|M.Sc Thesis||Department of Physics|
|Supervisors:||Assoc. Prof. Laor Ari|
|Prof. Emeritus Dar Arnon|
Recent observations suggest that blobs of matter are ejected with ultrarelativistic speeds in various astrophysical phenomena such as supernova explosions, quasars and microquasars. In this study we analyze the gravitational radiation emitted when such an ultrarelativistic blob is ejected from a massive object.
We express the gravitational wave by the metric perturbation in the transverse-traceless gauge, and calculate its amplitude and angular dependence. We find that in the ultrarelativistic limit the gravitational wave has a wide angular distribution like 1-cos(Ø). The typical burst’s frequency is Doppler shifted, with the blue-shift factor being strongly beamed in the forward direction. As a consequence, the energy-flux carried by the gravitational radiation is beamed. We compare these results to the electromagnetic and scalar radiation emitted by equivalent sources and find a compact formula for the three cases.
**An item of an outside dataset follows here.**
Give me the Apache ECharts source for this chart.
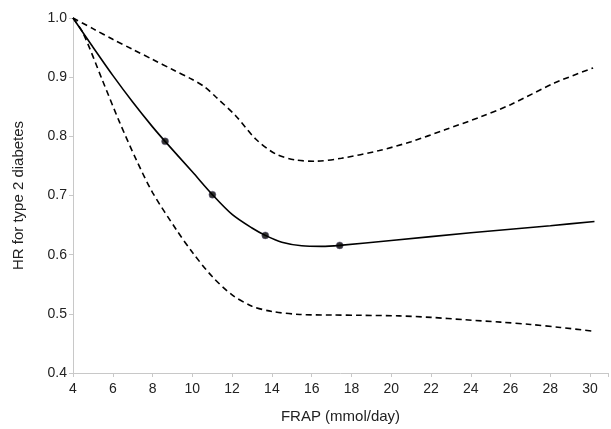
<!DOCTYPE html>
<html>
<head>
<meta charset="utf-8">
<script src="https://cdn.jsdelivr.net/npm/echarts@6/dist/echarts.min.js"></script>
<style>html,body{margin:0;padding:0;background:#fff}#c{width:611px;height:429px}</style>
</head>
<body>
<div id="c"></div>
<script>
// Hazard ratio curve (solid)
const mainX = [4, 5, 6, 7, 8, 8.63, 10, 11.01, 12, 13, 13.67, 14.5, 15.5, 16.5, 17.41, 20, 24, 28, 30.22];
const mainY = [1.0, 0.951, 0.903, 0.858, 0.816, 0.7915, 0.740, 0.7014, 0.668, 0.645, 0.6326, 0.621, 0.615, 0.614, 0.6157, 0.624, 0.637, 0.649, 0.656];
// Knot markers
const knotX = [8.63, 11.01, 13.67, 17.41];
const knotY = [0.7915, 0.7014, 0.6326, 0.6157];
// Upper 95% CI (dashed)
const upperX = [4, 5, 6, 7, 8, 9, 10, 10.6, 11.2, 12.2, 13.2, 14.2, 15.2, 16.2, 17.5, 19.4, 21, 22.7, 24.5, 26, 28.2, 30.15];
const upperY = [1.0, 0.982, 0.964, 0.947, 0.930, 0.913, 0.896, 0.884, 0.866, 0.834, 0.795, 0.770, 0.760, 0.758, 0.763, 0.776, 0.791, 0.811, 0.833, 0.8535, 0.890, 0.9155];
// Lower 95% CI (dashed)
const lowerX = [4, 4.5, 5.5, 6.34, 7.2, 8, 9.2, 10, 11, 12, 13, 14, 15.4, 17, 18.5, 20.4, 22, 23.7, 25.5, 27, 28.5, 30.2];
const lowerY = [1.0, 0.975, 0.893, 0.824, 0.759, 0.705, 0.642, 0.604, 0.563, 0.532, 0.513, 0.504, 0.499, 0.498, 0.4975, 0.4965, 0.494, 0.490, 0.486, 0.482, 0.477, 0.4705];
const xTicks = [4, 6, 8, 10, 12, 14, 16, 18, 20, 22, 24, 26, 28, 30];
const yTicks = [0.4, 0.5, 0.6, 0.7, 0.8, 0.9, 1.0];

const zip = (xs, ys) => xs.map((x, i) => [x, ys[i]]);
const font = '"Liberation Sans", Arial, Helvetica, sans-serif';
const axisGray = '#c8c8c8';

const chart = echarts.init(document.getElementById('c'));
chart.setOption({
  animation: false,
  backgroundColor: '#fff',
  grid: { left: 73, right: 1, top: 18, bottom: 56 },
  xAxis: {
    type: 'value', min: 4, max: 30.9, interval: 2,
    name: 'FRAP (mmol/day)', nameLocation: 'middle', nameGap: 36,
    nameTextStyle: { color: '#222', fontSize: 15, fontFamily: font },
    axisLine: { show: true, lineStyle: { color: axisGray, width: 1 } },
    axisTick: { show: true, length: 4, lineStyle: { color: axisGray } },
    axisLabel: { color: '#222', fontSize: 14, fontFamily: font, margin: 9,
      formatter: v => xTicks.includes(v) ? String(v) : '' },
    splitLine: { show: false }
  },
  yAxis: {
    type: 'value', min: 0.4, max: 1.0, interval: 0.1,
    name: 'HR for type 2 diabetes', nameLocation: 'middle', nameGap: 47,
    nameTextStyle: { color: '#222', fontSize: 15, fontFamily: font },
    axisLine: { show: true, lineStyle: { color: axisGray, width: 1 } },
    axisTick: { show: true, length: 4, lineStyle: { color: axisGray } },
    axisLabel: { color: '#222', fontSize: 14, fontFamily: font, margin: 6,
      formatter: v => { const t = yTicks.find(k => Math.abs(k - v) < 1e-6); return t !== undefined ? t.toFixed(1) : ''; } },
    splitLine: { show: false }
  },
  series: [
    { type: 'line', data: zip(upperX, upperY), smooth: 0.3, showSymbol: false, clip: false,
      lineStyle: { color: '#000', width: 1.6, type: [6, 4] } },
    { type: 'line', data: zip(lowerX, lowerY), smooth: 0.3, showSymbol: false, clip: false,
      lineStyle: { color: '#000', width: 1.6, type: [6, 4] } },
    { type: 'line', data: zip(mainX, mainY), smooth: 0.3, showSymbol: false, clip: false,
      lineStyle: { color: '#000', width: 1.6 } },
    { type: 'scatter', data: zip(knotX, knotY), symbol: 'circle', symbolSize: 7,
      itemStyle: { color: '#000', borderColor: '#6a5f8a', borderWidth: 0.6 } }
  ]
});
</script>
</body>
</html>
In the second part of this research we estimate the anticipated detection rate of such bursts by a gravitational-wave detector, for blobs ejected in supernova explosions. Dar and De Rujula recently proposed that ultrarelativistic blobs ejected from the central core in supernova explosions constitute the source of gamma-ray bursts. Substituting the most likely values of the parameters as suggested by their model, we obtain an estimated detection rate of about 1 per year by the advanced LIGO-II detector.